Member of the Assembly of the Republic
- In office 29 August 2014 – 7 September 2022
- Constituency: Porto

Personal details
- Born: Diana Jorge Martins Ferreira 17 March 1981 (age 45) Porto, Portugal
- Party: Portuguese Communist Party
- Alma mater: University of Porto
- Occupation: Psychologist

= Diana Ferreira =

Portuguese psychologist and communist politician

Diana Jorge Martins Ferreira (born 17 March 1981) is a Portuguese psychologist and politician. A member of the Portuguese Communist Party (PCP), she was a deputy to the Assembly of the Republic of Portugal from August 2014 to September 2022, representing the Porto constituency.

==Early life==
Diana Jorge Martins Ferreira was born in Porto on 17 March 1981 and lived in the Massarelos parish of that city. She obtained a degree in psychology from the Faculty of Psychology and Educational Sciences of the University of Porto, where she was on the board of the students' association for the faculty. She worked as a psychologist until August 2014.

==Political career==
Ferreira joined the youth organization of the Portuguese Communist Party and became a member of the national directorate. In 2013 she was elected to be a member of the Municipal Assembly of Vila Nova de Gaia, the city immediately south of Porto on the left bank of the Douro river, as well as a member of the Parish Assembly of Gulpilhares e Valadares, which is in Vila Nova de Gaia. In September 2014 she became a deputy of the National Assembly as a substitute, being re-elected in 2015 and 2019, always for the Porto constituency.

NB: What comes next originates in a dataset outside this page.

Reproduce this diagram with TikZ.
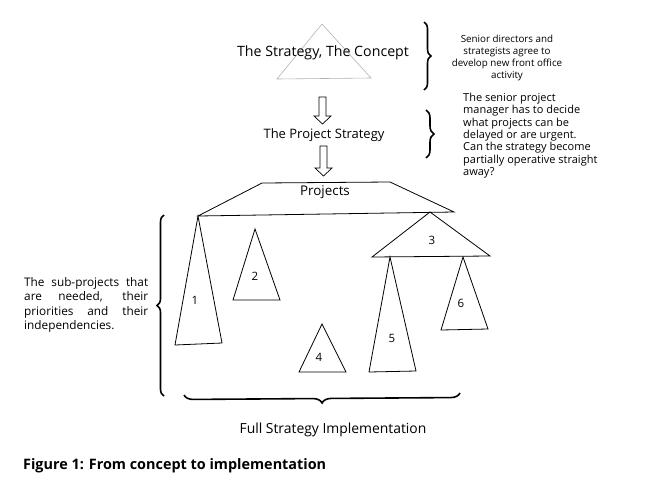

In 2019 she headed the list of candidates for Porto put forward by the Unitary Democratic Coalition (CDU), which is a coalition between (PCP), of which she is a member, and the Ecologist Party "The Greens". Still head of the list in the January 2022 elections, she was the only CDU representative to be elected in Porto in an election that proved disastrous for parties of the extreme left.

In the Assembly, Ferreira has served on the Culture, Communication, Youth and Sport Commission and the Labour and Social Security Commission, where she was vice-president, as well as on a Parliamentary Commission of Inquiry investigating the theft of military material from the Tancos military base.